In [None]:
import pandas as pd
from elasticsearch import Elasticsearch
from elasticsearch.client import MlClient

In [None]:
# ES 클라이언트 정의
import os
from dotenv import load_dotenv
from elasticsearch import Elasticsearch

load_dotenv()

url = os.getenv("ELASTIC_CLOUD_URL")
api_id = os.getenv("ELASTIC_API_ID")
api_key = os.getenv("ELASTIC_API_KEY")
es_model_id = os.getenv("ELASTIC_MODEL_ID")


client = Elasticsearch(
    url,
    api_key=(api_id, api_key)
)

print(client.info())

In [None]:
import os
import glob
from typing import List, Dict

import pandas as pd
from PyPDF2 import PdfReader

# 1. PDF > CSV

In [None]:
def extract_text_from_pdf(pdf_path: str) -> str:
    """
    단일 PDF 파일에서 모든 페이지 텍스트를 추출하는 함수.
    """
    reader = PdfReader(pdf_path)
    texts = []

    for page in reader.pages:
        page_text = page.extract_text()
        if page_text:
            texts.append(page_text)

    return "\n".join(texts)


In [None]:

def chunk_text(
    text: str,
    max_chars: int = 1000,
    overlap: int = 200
) -> List[str]:
    """
    긴 텍스트를 max_chars 기준으로 잘라 chunk 리스트를 반환.
    overlap만큼 앞 chunk와 겹치게 슬라이딩 윈도우 형태로 자름.
    """
    text = " ".join(text.split())
    if not text:
        return []

    chunks = []
    start = 0
    text_length = len(text)

    while start < text_length:
        end = start + max_chars
        chunk = text[start:end]
        chunks.append(chunk)

        # 다음 chunk의 시작 인덱스 (overlap 적용)
        start = end - overlap
        if start < 0:
            start = 0
        if start >= text_length:
            break

    return chunks


In [None]:
def build_pdf_chunk_dataframe(
    folder_path: str,
    max_chars: int = 1000,
    overlap: int = 200
) -> pd.DataFrame:
    """
    주어진 폴더에서 모든 PDF를 읽고
    파일별로 텍스트 추출 → chunking → DataFrame 생성.
    컬럼: filename, chunk_seq, chunk_text
    """
    pdf_files = glob.glob(os.path.join(folder_path, "*.pdf"))

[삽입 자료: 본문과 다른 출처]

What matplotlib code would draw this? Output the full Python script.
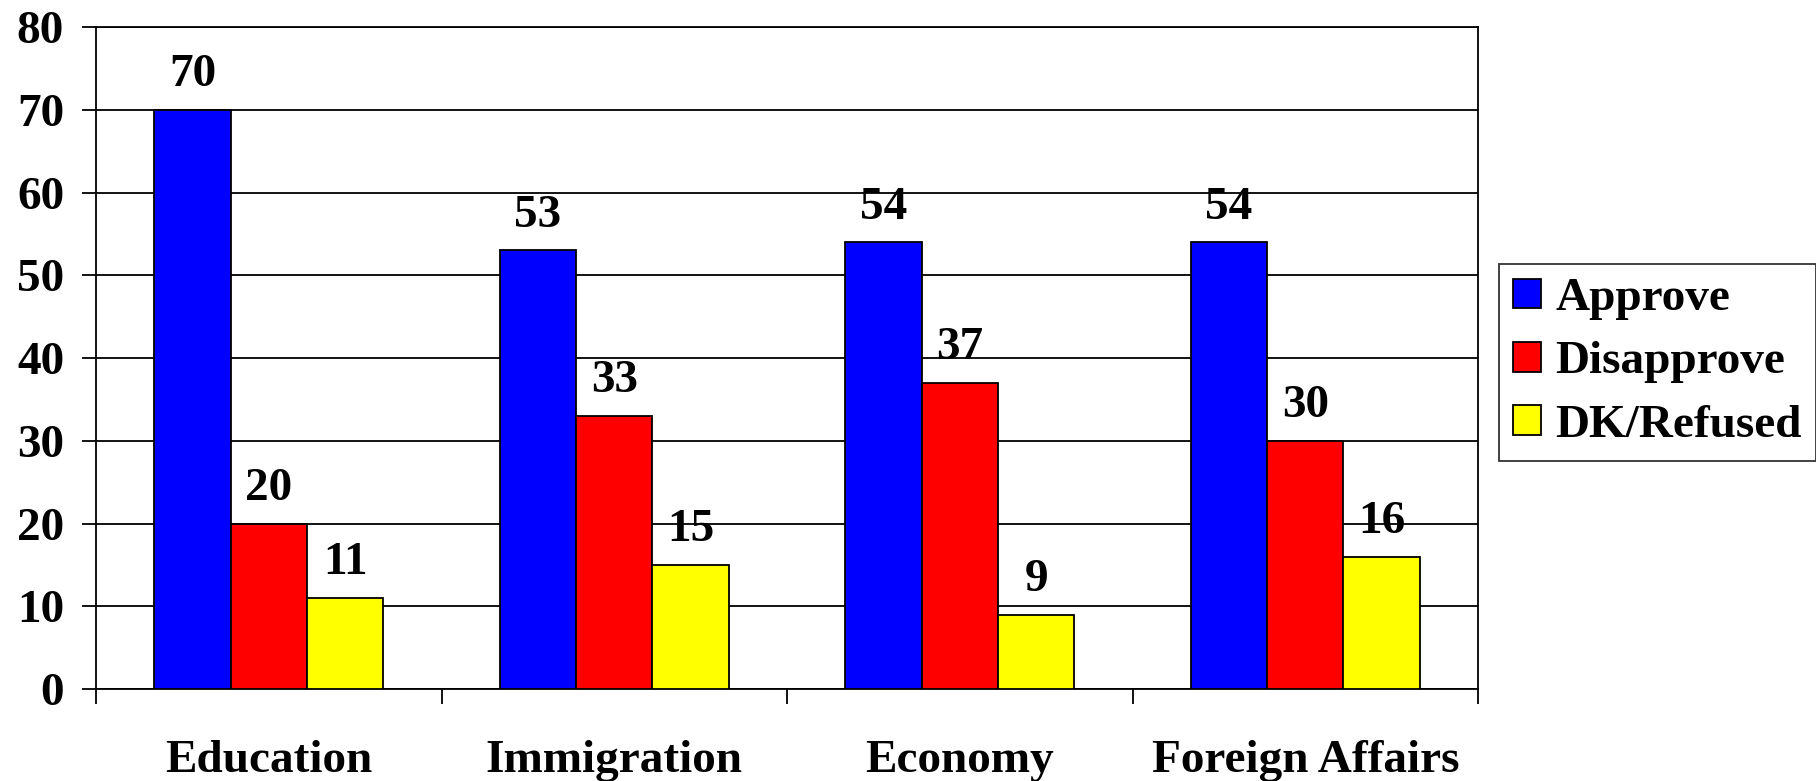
import numpy as np
import matplotlib.pyplot as plt
from matplotlib.ticker import MultipleLocator, FixedLocator

# 数据
categories = ['Education', 'Immigration', 'Economy', 'Foreign Affairs']
approve = [70, 53, 54, 54]
disapprove = [20, 33, 37, 30]
dk_refused = [11, 15, 9, 16]
series_names = ['Approve', 'Disapprove', 'DK/Refused']
colors = ['#0000FF', '#FF0000', '#FFFF00']

plt.rcParams['font.family'] = ['Liberation Serif', 'DejaVu Serif']
plt.rcParams['font.weight'] = 'bold'
FS = 34

fig = plt.figure(figsize=(18.16, 7.81), dpi=100)
ax = fig.add_axes([0.0529, 0.1178, 0.7610, 0.8476])

x = np.arange(len(categories))
width = 0.221
allSeries = [approve, disapprove, dk_refused]
for i, vals in enumerate(allSeries):
    pos = x + (i - 1) * width
    ax.bar(pos, vals, width, color=colors[i], edgecolor='black',
           linewidth=1.3, label=series_names[i], zorder=3)
    # 数值标签
    for xp, v in zip(pos, vals):
        ax.annotate(str(v), (xp, v), xytext=(0, 17), textcoords='offset points',
                    ha='center', va='baseline', fontsize=FS, fontweight='bold')

ax.set_xlim(-0.5, len(categories) - 0.5)
ax.set_ylim(0, 80)
ax.yaxis.set_major_locator(MultipleLocator(10))
ax.grid(axis='y', color='black', linewidth=1.3, zorder=0)
for sp in ax.spines.values():
    sp.set_linewidth(1.3)

ax.set_xticks(x)
ax.set_xticklabels(categories)
ax.xaxis.set_minor_locator(FixedLocator(np.arange(len(categories) + 1) - 0.5))
ax.tick_params(axis='x', which='major', length=0, pad=37, labelsize=FS)
ax.tick_params(axis='x', which='minor', length=11, width=1.3, direction='out')
ax.tick_params(axis='y', length=10, width=1.3, direction='out', pad=13, labelsize=FS)
for lbl in ax.get_xticklabels() + ax.get_yticklabels():
    lbl.set_fontweight('bold')

leg = fig.legend(loc='upper left', bbox_to_anchor=(0.8254, 0.662), borderaxespad=0,
                 fontsize=FS, frameon=True, fancybox=False, edgecolor='black',
                 handlelength=0.6, handleheight=0.6, handletextpad=0.3,
                 labelspacing=0.45, borderpad=0.3)
leg.get_frame().set_linewidth(1.3)
for t in leg.get_texts():
    t.set_fontweight('bold')

plt.savefig('out.png', dpi=100)
plt.close()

    records: List[Dict] = []

    for pdf_path in pdf_files:
        filename = os.path.basename(pdf_path)
        print(f"Processing: {filename}")

        full_text = extract_text_from_pdf(pdf_path)
        chunks = chunk_text(full_text, max_chars=max_chars, overlap=overlap)

        for i, chunk in enumerate(chunks, start=1):
            records.append(
                {
                    "filename": filename,
                    "chunk_seq": i,
                    "chunk_text": chunk,
                }
            )

    df = pd.DataFrame(records, columns=["filename", "chunk_seq", "chunk_text"])
    return df


In [None]:
# 1.1 폴더 내 PDF파일을 읽어서 데이터 프레임으로 저장

folder_path = "D:/workspace/대학원/25년도2학기/정보검색프로젝트/색인데이터"

max_chars = 1000
overlap = 200

df = build_pdf_chunk_dataframe(
    folder_path=folder_path,
    max_chars=max_chars,
    overlap=overlap
    )

print(df.head())

In [None]:
# 1.2 데이터 프레임을 CSV로 저장

df.to_csv("pdf_chunks.csv", index=False, encoding="utf-8-sig")

In [None]:

class_info = pd.read_csv('./pdf_chunks.csv', encoding='utf-8-sig')
class_info.loc[1:2]

# 2. ES 색인 시작

In [None]:
index_name = "class-info"

In [None]:
# 2.1 임베딩을 위한 ingest pipeline 추가 

client.ingest.put_pipeline(
    id="pipeline",
    processors=[
        {
            "inference": {
                "model_id": es_model_id,  # embedding에 활용할 model_id 지정
                "field_map": {"chunk_text": "text_field"},  # embedding 대상 text를 chunk_text 필드로 지정
                "target_field": "chunk_embedding", # embedding 결과를 chunk_embedding 필드에 저장
            }
        }
    ],
)

In [None]:
# 2.2 색인을 위한 analyzer, mapping 구성, pipeline 연결 

index_body = {
    "settings": {
        "index.mapping.exclude_source_vectors": False, 
        "analysis": {
            "tokenizer": {
                "nori_tokenizer_custom": {
                    "type": "nori_tokenizer",
                    "decompound_mode": "mixed"
                }
            },
            "analyzer": {
                "korean_nori": {
                    "type": "custom",
                    "tokenizer": "nori_tokenizer_custom",
                    "filter": [
                        "lowercase"
                    ]
                }
            }
        },
        "index": {
        "number_of_replicas": "1",
        "number_of_shards": "1",
        "default_pipeline": "pipeline",
        }
    },
    "mappings": {
        "properties": {
            "filename": {
                "type": "keyword"
            },
            "chunk_seq": {
                "type": "integer"
            },
            "chunk_text": {
                "type": "text",
                "analyzer": "korean_nori"
            },
            "chunk_embedding.predicted_value": {
                "type": "dense_vector",
                "dims": 768,
                "index": True,
                "similarity": "cosine"
            }
        }
    }
}

In [None]:
# if client.indices.exists(index=index_name):
#     client.indices.delete(index=index_name)
#     print(f"Deleted existing index: {index_name}")

In [None]:
# 2.3 인덱스 생성
response = client.indices.create(
    index=index_name,
    body=index_body
)

In [None]:
# 2.4 데이터 색인

indexed_results = []

for index, row in class_info.iterrows():
    doc_source = {
        "filename": row['filename'] if pd.notna(row['filename']) else None,
        "chunk_seq": row['chunk_seq'] if pd.notna(row['chunk_seq']) else None,
        "chunk_text": row['chunk_text'] if pd.notna(row['chunk_text']) else None
    }
    
    try:
        response = client.index(index="class-info", document=doc_source, id=str(index))
        indexed_results.append({'index': index, 'status': 'success', 'response': response})
        if index % 30 == 0:
            print(f"Successfully indexed document with index {index}")
    except Exception as e:
        indexed_results.append({'index': index, 'status': 'failed', 'error': str(e)})
        print(f"Failed to index document with index {index}: {e}")